Почему-то именно в психушке, глядя на соседей по палате, об этом задумалась.

У сумасшедших нет свободы воли. Они не выбирают, быть им буйными и злым или тихими и умиротворенными. Значит, они обделены до конца, предельно, как только может быть обделен человек. Больше, чем Иов.

Значит, Бога нет.

(А как же улыбчивый профессор? — спросил я ее. — Разве не Богом был он тебе послан, или, по крайней мере, не ангелом-хранителем?..

Она не ответила.)

Все это она рассказала мне в августе.

Мы встретились случайно на Невском и долго гуляли по городу. Она много чего мне выложила в тот раз. Как бродила летом одна по берегу Черного моря с хипповской сумкой из старого мешка. Как крутила роман с красавцем греком, загорели зверем, главарем местной шпаны, и просила его подарить или продать пистолет. Как однажды ее изнасиловали в один день (точнее, ночь) целых два раза. Во второй раз это был мужик средних лет, невзрачный и тихий, обнаруживший ее заблудившейся на темной улице, и она не могла сопротивляться, так как была здорово пьяна, но все-все соображала и расспрашивала его, есть ли у него дети, — да, сын и дочка, — а каково ему было бы, если б его дочку… он ее любит? — да, он очень любит своих детей, но и ей, в общем-то, не хочет ничего плохого…

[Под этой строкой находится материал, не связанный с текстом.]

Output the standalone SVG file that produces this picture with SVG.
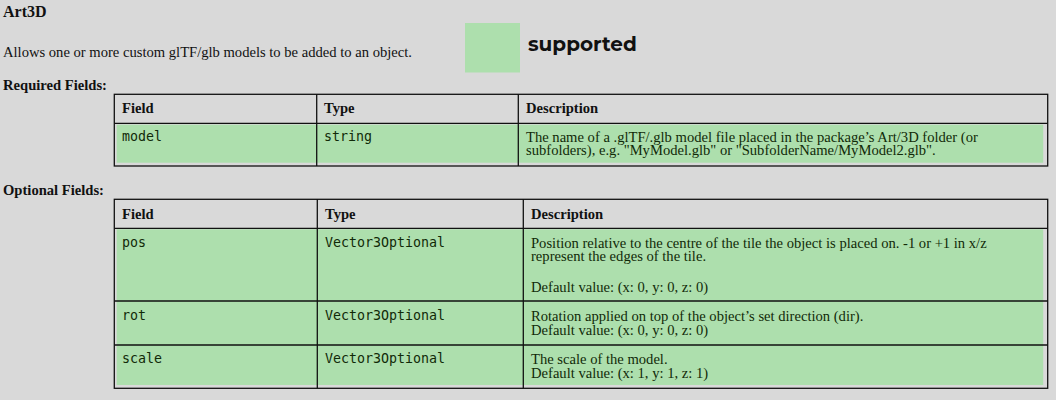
<svg xmlns="http://www.w3.org/2000/svg" width="1056" height="400" viewBox="0 0 1056 400">
<style>
.t{font-family:"Liberation Serif","Times New Roman",serif;font-size:14.6px;fill:#111}
.b{font-weight:bold}
.c{font-family:"Liberation Serif","Times New Roman",serif;font-size:14.6px;fill:#112a08}
.m{font-family:"DejaVu Sans Mono",monospace;font-size:13.3px;fill:#112a08}
.g{fill:#addfad}
.ln{stroke:#111;stroke-width:1.3;fill:none}
</style>
<rect width="1056" height="400" fill="#d9d9d9"/>
<g id="header">
<text class="t b" x="3" y="17" style="font-size:16px">Art3D</text>
<text class="t" x="3" y="57.3">Allows one or more custom glTF/glb models to be added to an object.</text>
<rect class="g" x="465" y="23" width="55" height="49.5"/>
<text x="528" y="51" font-family="Montserrat,Inter,'Noto Sans',sans-serif" font-weight="bold" font-size="20" fill="#111">supported</text>
<text class="t b" x="3" y="89.5">Required Fields:</text>
<text class="t b" x="3" y="194.5">Optional Fields:</text>
</g>
<g id="required-table">
<rect class="g" x="116.7" y="124.7" width="926.5" height="38"/>
<rect class="ln" x="114.3" y="94.3" width="933.4" height="71.7"/>
<line class="ln" x1="114.3" y1="123.3" x2="1047.7" y2="123.3"/>
<line class="ln" x1="316.7" y1="94.3" x2="316.7" y2="166"/>
<line class="ln" x1="518.3" y1="94.3" x2="518.3" y2="166"/>
<text class="t b" x="122" y="112.7">Field</text>
<text class="t b" x="324" y="112.7">Type</text>
<text class="t b" x="526" y="112.7">Description</text>
<text class="m" x="122" y="140.7">model</text>
<text class="m" x="324" y="140.7">string</text>
<text class="c" x="526" y="141.5">The name of a .glTF/.glb model file placed in the package’s Art/3D folder (or</text>
<text class="c" x="526" y="154.8">subfolders), e.g. "MyModel.glb" or "SubfolderName/MyModel2.glb".</text>
</g>
<g id="optional-table">
<rect class="g" x="116.7" y="229.3" width="926.5" height="155.7"/>
<rect class="ln" x="114.3" y="199.3" width="933.4" height="189"/>
<line class="ln" x1="114.3" y1="228.3" x2="1047.7" y2="228.3"/>
<line class="ln" x1="114.3" y1="301" x2="1047.7" y2="301"/>
<line class="ln" x1="114.3" y1="345" x2="1047.7" y2="345"/>
<line class="ln" x1="317.3" y1="199.3" x2="317.3" y2="388.3"/>
<line class="ln" x1="523.3" y1="199.3" x2="523.3" y2="388.3"/>
<text class="t b" x="122" y="219">Field</text>
<text class="t b" x="325" y="219">Type</text>
<text class="t b" x="531" y="219">Description</text>
<text class="m" x="122" y="246.7">pos</text>
<text class="m" x="325" y="246.7">Vector3Optional</text>
<text class="c" x="531" y="247.5">Position relative to the centre of the tile the object is placed on. -1 or +1 in x/z</text>
<text class="c" x="531" y="261">represent the edges of the tile.</text>
<text class="c" x="531" y="292.3">Default value: (x: 0, y: 0, z: 0)</text>
<text class="m" x="122" y="319.5">rot</text>
<text class="m" x="325" y="319.5">Vector3Optional</text>
<text class="c" x="531" y="320.6">Rotation applied on top of the object’s set direction (dir).</text>
<text class="c" x="531" y="334.5">Default value: (x: 0, y: 0, z: 0)</text>
<text class="m" x="122" y="363">scale</text>
<text class="m" x="325" y="363">Vector3Optional</text>
<text class="c" x="531" y="364.2">The scale of the model.</text>
<text class="c" x="531" y="378.2">Default value: (x: 1, y: 1, z: 1)</text>
</g>
</svg>
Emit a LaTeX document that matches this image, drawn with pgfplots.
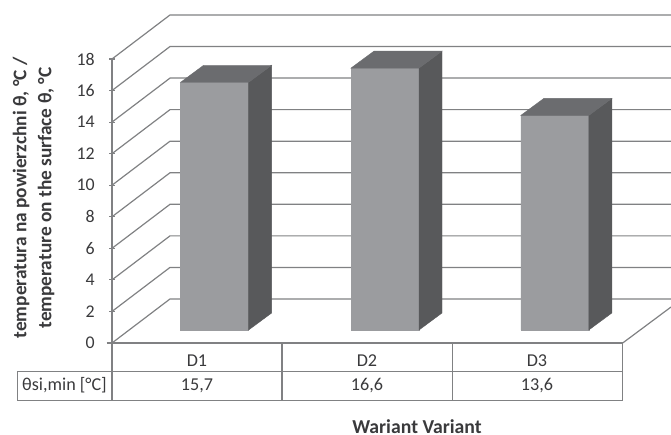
\documentclass[border=0pt]{standalone}
\usepackage{fontspec}
\setmainfont{Carlito}
\usepackage{pgfplots}
\usepackage{pgfplotstable}
\pgfplotsset{compat=1.18}
\definecolor{frontc}{HTML}{9B9C9F}
\definecolor{sidec}{HTML}{58595B}
\definecolor{topc}{HTML}{6B6C6F}
\definecolor{linec}{HTML}{808183}
\definecolor{textc}{HTML}{3A3A3C}
\pgfplotstableread{
x v
214.6 15.7
385.0 16.6
554.8 13.6
}\bars
\begin{document}
\begin{tikzpicture}[x=0.75pt,y=0.75pt]
\path[use as bounding box] (0,0) rectangle (671,435);
\begin{axis}[
  at={(84pt,69pt)},anchor=origin,
  scale only axis,width=419.25pt,height=213pt,
  xmin=112,xmax=671,ymin=0,ymax=18,
  clip=false,
  axis y line=left,axis x line=none,
  axis line style={-,linec,line width=0.9pt},
  ytick={0,2,...,18},
  tick style={linec,line width=0.9pt},
  major tick length=4pt,
  y tick label style={font=\fontsize{13.4}{15}\selectfont,text=textc,xshift=-7.5pt,/pgf/number format/assume math mode=true},
]
\foreach \v in {0,2,...,18}{
  \pgfmathsetmacro{\w}{\v+2.79}
  \edef\temp{\noexpand\addplot[linec,line width=0.9pt,forget plot] coordinates {(112,\v) (170,\w) (671,\w)};}
  \temp
}
% floor edge
\addplot[linec,line width=0.9pt] coordinates {(622.7,0) (671,2.28)};
% data table rules (y in axis units: 15.78 px per unit)
\addplot[linec,line width=1pt] coordinates {(106.7,0) (622.7,0) (622.7,-3.634)};
\addplot[linec,line width=1pt] coordinates {(17.3,-1.8) (622.7,-1.8)};
\addplot[linec,line width=1pt] coordinates {(17.3,-1.8) (17.3,-3.634) (622.7,-3.634)};
\addplot[linec,line width=1pt] coordinates {(112,0) (112,-3.634)};
\addplot[linec,line width=1pt] coordinates {(282,0) (282,-3.634)};
\addplot[linec,line width=1pt] coordinates {(452.3,0) (452.3,-3.634)};
\def\tf{\fontsize{13.6}{15}\selectfont\color{textc}}
\node[anchor=base] at (axis cs:197,-1.52) {\tf D1};
\node[anchor=base] at (axis cs:367,-1.52) {\tf D2};
\node[anchor=base] at (axis cs:537,-1.52) {\tf D3};
\node[anchor=base] at (axis cs:197,-3.04) {\tf 15,7};
\node[anchor=base] at (axis cs:367,-3.04) {\tf 16,6};
\node[anchor=base] at (axis cs:537,-3.04) {\tf 13,6};
\node[anchor=base] at (axis cs:64.5,-3.04) {\tf θsi,min [°C]};
\node[inner sep=0pt] at (axis cs:417,-5.3) {\fontsize{14.8}{15}\selectfont\bfseries\color{textc} Wariant Variant};
\node[rotate=90,align=center,text=textc,font=\fontsize{14.5}{18.75}\selectfont\bfseries] at (axis cs:33.5,9.2) {temperatura na powierzchni θ, °C /\\ temperature on the surface θ, °C};
\end{axis}
\begin{axis}[
  at={(84pt,78.75pt)},anchor=origin,
  scale only axis,width=419.25pt,height=213pt,
  xmin=112,xmax=671,ymin=0,ymax=18,
  clip=false,hide axis,
  ybar,bar width=51pt,
]
\addplot[fill=frontc,draw=frontc,line width=0.3pt] table[x=x,y=v] {\bars};
\end{axis}
\begin{axis}[
  at={(84pt,78.75pt)},anchor=origin,
  scale only axis,width=419.25pt,height=213pt,
  xmin=112,xmax=671,ymin=0,ymax=18,
  clip=false,hide axis,
]
% side faces: front edge x+34, back edge x+57; depth rise 1.077 units
\addplot[fill=sidec,draw=sidec,line width=0.3pt] coordinates {(248.6,0) (271.6,1.077) (271.6,16.777) (248.6,15.7)} -- cycle;
\addplot[fill=topc,draw=topc,line width=0.3pt] coordinates {(180.6,15.7) (203.6,16.777) (271.6,16.777) (248.6,15.7)} -- cycle;
\addplot[fill=sidec,draw=sidec,line width=0.3pt] coordinates {(419,0) (442,1.077) (442,17.677) (419,16.6)} -- cycle;
\addplot[fill=topc,draw=topc,line width=0.3pt] coordinates {(351,16.6) (374,17.677) (442,17.677) (419,16.6)} -- cycle;
\addplot[fill=sidec,draw=sidec,line width=0.3pt] coordinates {(588.8,0) (611.8,1.077) (611.8,14.677) (588.8,13.6)} -- cycle;
\addplot[fill=topc,draw=topc,line width=0.3pt] coordinates {(520.8,13.6) (543.8,14.677) (611.8,14.677) (588.8,13.6)} -- cycle;
\end{axis}
\end{tikzpicture}
\end{document}
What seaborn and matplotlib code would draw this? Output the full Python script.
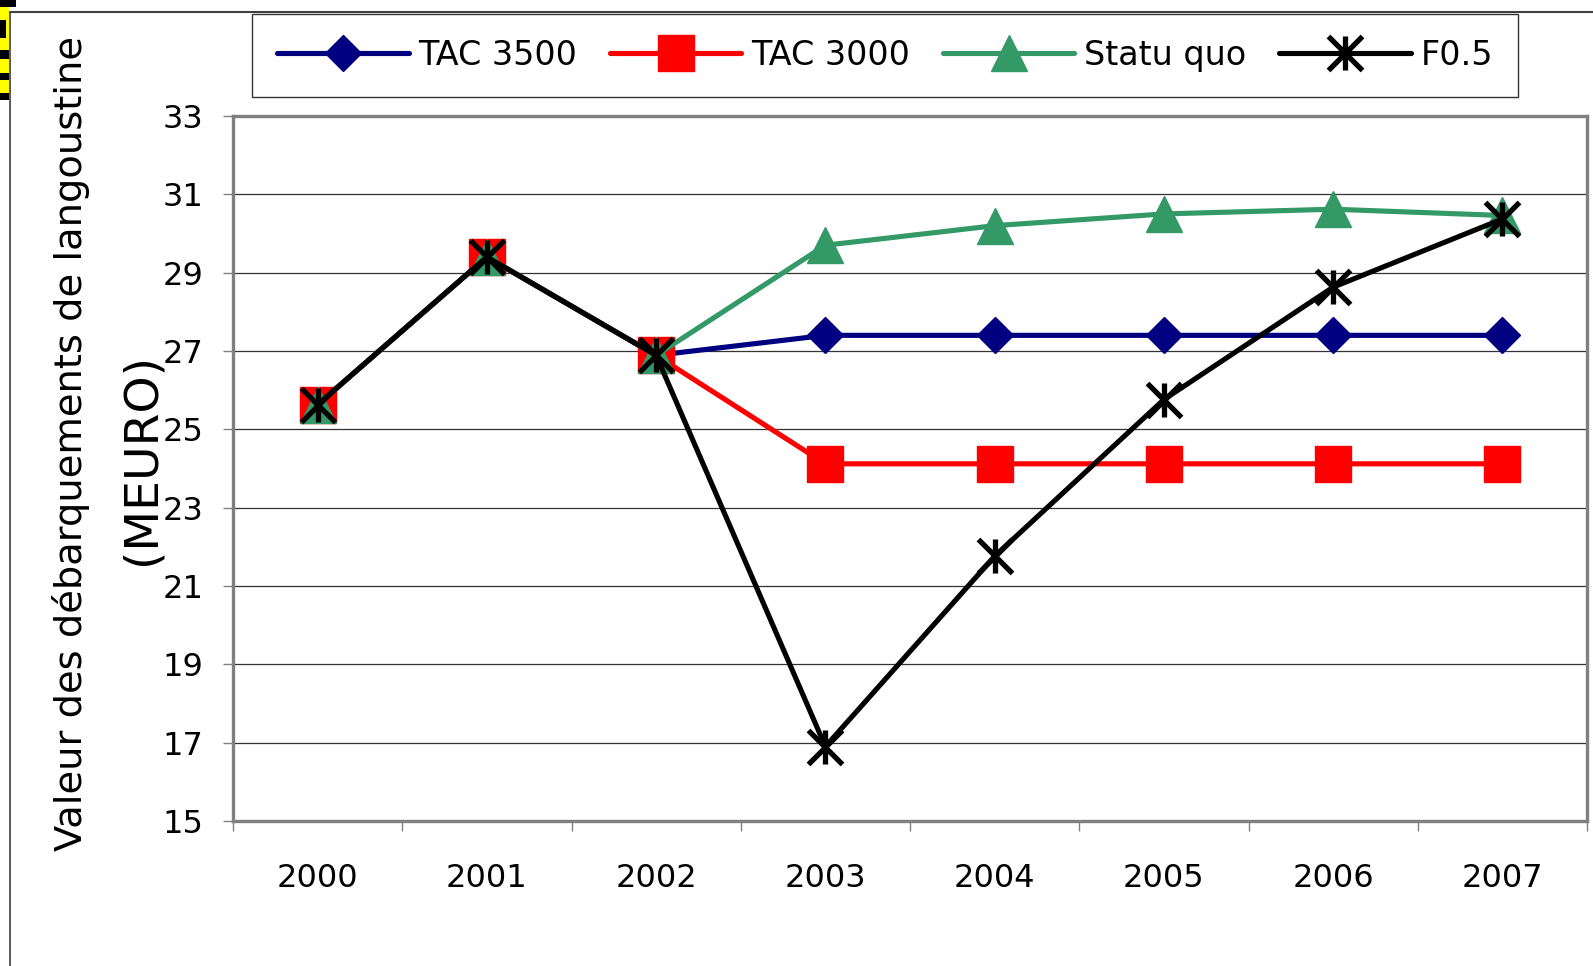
import numpy as np
import matplotlib
matplotlib.use("Agg")
import matplotlib.pyplot as plt
import seaborn as sns
from matplotlib.path import Path
from matplotlib.lines import Line2D
from matplotlib.patches import Rectangle

# ---------------- data ----------------
years = ["2000", "2001", "2002", "2003", "2004", "2005", "2006", "2007"]
tac3500 = [25.63, 29.40, 26.89, 27.40, 27.40, 27.40, 27.40, 27.40]
tac3000 = [25.63, 29.40, 26.89, 24.12, 24.12, 24.12, 24.12, 24.12]
statu_quo = [25.63, 29.40, 26.89, 29.70, 30.20, 30.50, 30.62, 30.46]
f05 = [25.63, 29.40, 26.89, 16.90, 21.76, 25.76, 28.63, 30.37]
series_names = ["TAC 3500", "TAC 3000", "Statu quo", "F0.5"]
y_ticks = list(range(15, 34, 2))
ylabel_line1 = "Valeur des débarquements de langoustine"
ylabel_line2 = "(MEURO)"

# ---------------- style ----------------
sns.set_style("white")
plt.rcParams['font.family'] = ['DejaVu Sans']
plt.rcParams['text.color'] = 'black'
plt.rcParams['xtick.labelcolor'] = 'black'
plt.rcParams['ytick.labelcolor'] = 'black'

W, H = 1593, 966
fig = plt.figure(figsize=(W / 100, H / 100), dpi=100)
fig.patch.set_facecolor("white")


def fx(px):
    return px / W


def fy(py):
    return 1 - py / H


ax = fig.add_axes([fx(233), fy(821), fx(1587) - fx(233), fy(116) - fy(821)])

star = Path([(0, -1), (0, 1), (-1, -1), (1, 1), (-1, 1), (1, -1)],
            [Path.MOVETO, Path.LINETO] * 3)

specs = [
    (tac3500, series_names[0], "#000080", "D", 18.5, 1.0),
    (tac3000, series_names[1], "#FF0000", "s", 26.0, 1.0),
    (statu_quo, series_names[2], "#339966", "^", 26.0, 1.0),
    (f05, series_names[3], "#000000", star, 24.5, 3.8),
]
xpos = np.arange(len(years))
for vals, name, color, marker, ms, mew in specs:
    sns.lineplot(x=xpos, y=vals, ax=ax, color=color, lw=3.7, marker=marker,
                 markersize=ms, markerfacecolor=color, markeredgecolor=color,
                 markeredgewidth=mew, label=name, sort=False, legend=False)

ax.set_xlim(-0.5, 7.5)
ax.set_ylim(15, 33)
ax.set_yticks(y_ticks)
ax.set_xticks(xpos)
ax.set_xticklabels(years)
ax.set_xticks(np.arange(-0.5, 8, 1), minor=True)
ax.set_xlabel("")
ax.set_ylabel("")
ax.tick_params(axis='x', which='major', length=0, pad=30, labelsize=23,
               labelcolor='black')
ax.tick_params(axis='x', which='minor', length=7.5, width=1, color='#808080',
               direction='out', bottom=True)
ax.tick_params(axis='y', which='major', length=7.5, width=1, color='#808080',
               direction='out', pad=14, labelsize=23, left=True, labelcolor='black')
ax.yaxis.grid(True, color='#333333', lw=0.9)
ax.xaxis.grid(False)
ax.set_axisbelow(True)
for s in ax.spines.values():
    s.set_color('#808080')
    s.set_linewidth(2.4)
    s.set_visible(True)

# legend
handles, labels = ax.get_legend_handles_labels()
leg = fig.legend(handles, labels, loc='center', bbox_to_anchor=(fx(885), fy(55.5)),
                 ncol=4, frameon=True, fancybox=False, edgecolor='black',
                 fontsize=24, handlelength=3.95, handletextpad=0.3,
                 columnspacing=0.97, borderpad=0.75, numpoints=1)
leg.get_frame().set_linewidth(1.0)
for t in leg.get_texts():
    t.set_color('black')

# y label (two lines)
fig.text(fx(71), fy(443), ylabel_line1, rotation=90, ha='center', va='center',
         fontsize=27.6, color='black')
fig.text(fx(142), fy(459), ylabel_line2, rotation=90, ha='center', va='center',
         fontsize=34, color='black')

# outer border lines
fig.add_artist(Line2D([fx(10), 1], [fy(11.5), fy(11.5)], transform=fig.transFigure,
                      color='#404040', lw=1.5))
fig.add_artist(Line2D([fx(10), fx(10)], [0, fy(11.5)], transform=fig.transFigure,
                      color='#404040', lw=1.2))

# cropped neighbouring graphic at the top-left corner
def prect(x0, y0, x1, y1, color):
    fig.add_artist(Rectangle((fx(x0), fy(y1)), fx(x1) - fx(x0), fy(y0) - fy(y1),
                             transform=fig.transFigure, facecolor=color,
                             edgecolor='none'))

prect(0, 7, 9, 100, '#FFFF00')
prect(0, 0, 16, 7, '#000000')
prect(0, 20, 6, 38, '#000000')
prect(0, 50, 9, 59, '#000000')
prect(0, 73, 9, 80, '#000000')
prect(0, 93, 9, 100, '#000000')

fig.savefig("out.png", dpi=100, facecolor="white")
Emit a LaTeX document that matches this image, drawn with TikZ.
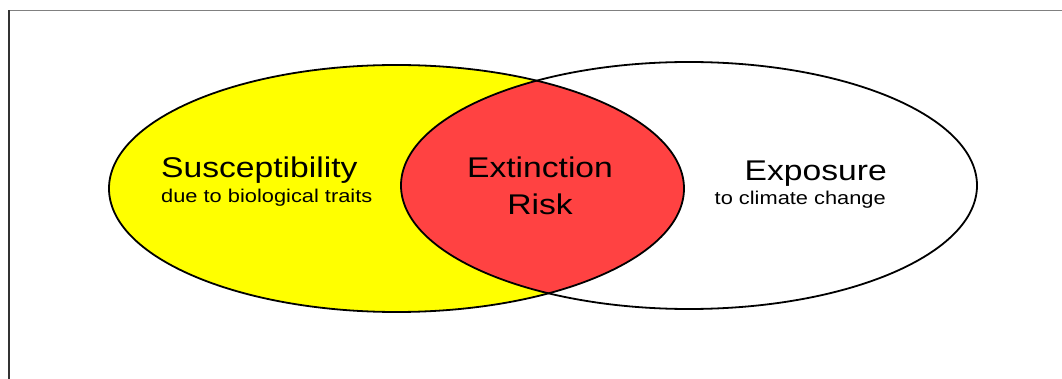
\documentclass[tikz,border=0pt]{standalone}
\usepackage{fontspec}
\usepackage{tikz}
\usetikzlibrary{positioning}
\newfontfamily\vennfont[FakeStretch=1.18]{Liberation Sans}
\definecolor{riskred}{RGB}{255,66,66}
\definecolor{suscyellow}{RGB}{255,255,0}
\tikzstyle{Title}=[inner sep=0, font=\vennfont\fontsize{28.5}{34}\selectfont]
\tikzstyle{Sub}=[inner sep=0, font=\vennfont\fontsize{18.5}{22}\selectfont]
\tikzstyle{Rim}=[draw=black, line width=1.8pt]

\begin{document}
\begin{tikzpicture}[x=1pt, y=-1pt]
    \useasboundingbox (0,0) rectangle (1062,379);
    % frame, cut off at right and bottom
    \coordinate (tl) at (9,10.5);
    \coordinate (tr) at (1062,10.5);
    \coordinate (bl) at (9,379);
    \draw[gray, line width=1.2pt] (tl) -- (tr);
    \draw[black!80, line width=2pt] (tl) -- (bl);

    % the two sets and their overlap
    \fill[suscyellow] (396.5,188.5) ellipse [x radius=287.5, y radius=123.5];
    \begin{scope}
        \clip (396.5,188.5) ellipse [x radius=287.5, y radius=123.5];
        \fill[riskred] (689,185.5) ellipse [x radius=288, y radius=123.5];
    \end{scope}
    \draw[Rim] (396.5,188.5) ellipse [x radius=287.5, y radius=123.5];
    \draw[Rim] (689,185.5) ellipse [x radius=288, y radius=123.5];

    \path
    (161,178) node[Title, anchor=base west] (susc) {Susceptibility}
    (161,203) node[Sub, anchor=base west] (susctxt) {due to biological traits}
    (540,178) node[Title, anchor=base] (ext) {Extinction}
    (540,215) node[Title, anchor=base] (risk) {Risk}
    (887,181) node[Title, anchor=base east] (expo) {Exposure}
    (886,205) node[Sub, anchor=base east] (expotxt) {to climate change};
\end{tikzpicture}
\end{document}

Она продержалась потом меньше трех месяцев.

Переехала ко мне и развесила по стенам свои жуткие картинки, что висели в её комнатухе, хоть я и был против. На одной из них огромный, распластанный по земле циклоп с вытаращенным глазом взирал на три хрупкие, сжатые, в его кулаке женские фигурки. На другой была голова Сидорова, желтая, бритая, лежащая на зеленой тарелке, и рядом вилка. На третьей маленький голый человек обнимал огромную каменную голову Нефертити.

Рисовала она слабо, техникой не владела, но образы, надо сказать, впечатляли.

Еще очень много писала.

Из института ее исключили за непосещаемость. Она почти никуда не выбиралась из дома. Даже по магазинам ходил я. Когда я возвращался со службы, она писала, лежа на тахте, или просто смотрела в стенку, почти не реагируя на мой приход.